Clare May Ball 2014
HARRY SHUKMAN and FRANCESCA EBEL were delighted by Clare’s magical, primordial adventure.
What’s Clare May Ball in a word? Diversification.
List everything you enjoyed at Clare last night and you will still have missed out on half of the programme. As a small college with hidden courts, Clare is perfectly formed to host one of the best nights of May Week. And my Christ, it was fantastic.
Last night we ran wild through Primordial, a beautifully planned event that made amazing use of the college. The organisers managed to pack in a helter skelter, dodgems, ice sculptures, a silent disco, and actual dinosaurs. Tearing about, we enjoyed CocktailBox drinks mixed with flair in the Master’s Garden, shisha puffed in the idyllic Sunken Garden, and insect jelly shots in the Small Hall (which didn’t go down without a fight).
The ball was an adventure. Every court, garden, and path had something new to discover: Stilton ice cream on the bridge, rocket fuel G and Ts by the river blended by the Cambridge Distillery specially for the night, and wraps from Baba G’s Bhangra Bus delicious enough to reaffirm your faith in God.
Much of the hype of Clare’s night came from the acts. Kicking off the night was S Club 3. Bradley, Jo and Paul screamed “Who’s ready to go back to 1998?” – oblivious to the fact that the 21 year old students watching were only five in those halcyon days. Sixteen years have passed and the shirts are tighter, the moves are rustier, but hands are still reaching for stars – higher than ever.
Back in the 21st Century, huge crowds came for main stage acts Ella Eyre, Swiss Lips, and a Pendulum DJ set, along with May Ball regulars Denim and Truly Medley Deeply.
A swipe could be made at the bridge that was blocked by a clash between headline act Ella Eyre and the Trinity Fireworks; luckily this didn’t seem to last for long.
Be sure to catch reggae and ska band Laurie Lewis and the Fat Cats this May Week, who make the audacious but evident claim that the spirit of Bob Marley himself lives on in Laurie Lewis. Lewis, 23, and his band caused a stir on the Old Court stage when lead singer Jess O’Driscoll Breen sneaked a snog with our reviewer Francesca.

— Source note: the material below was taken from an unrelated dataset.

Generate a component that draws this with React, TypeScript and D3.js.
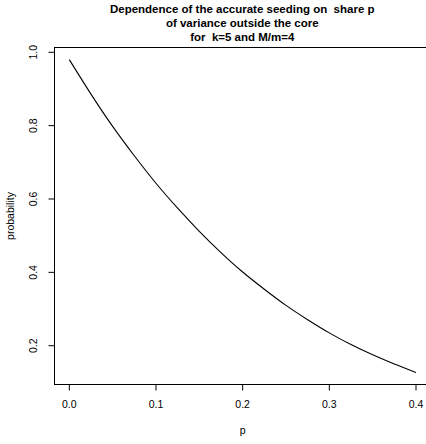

Hidden gems were to be found throughout the night: Jaegerbombs in Clare Cellars and the silent disco in the Great Hall are expected at balls but always appreciated. One of our favourite moments of last night was on the HMCMB stage, stumbling over at 3:30 to find a frantic and shirtless Half Crown. Their act was so manic that security shut them down when frontman Louie called on his audience to join him on stage. Undeterred by having their equipment unplugged, they launched into energetic a cappella.
Sadly, the healing space of the butterfly tent became bitter when drunken revellers took the Primordial theme too far and mishandled the poor fragile beauties with aggressive curiosity, like a wankered Lennie from Of Mice and Men (eat it, Gove).
At this point, our energy was flagging but the queue for breakfast stretched out of the Scholar’s Garden back into Old Court. We saw the rest of the night through to the morning’s samba band in a happy but hungry haze.
We had a blast at Clare May Ball. Had the organisation been a little tighter, it would have made for a flawless evening that flowed from one surprise to the next.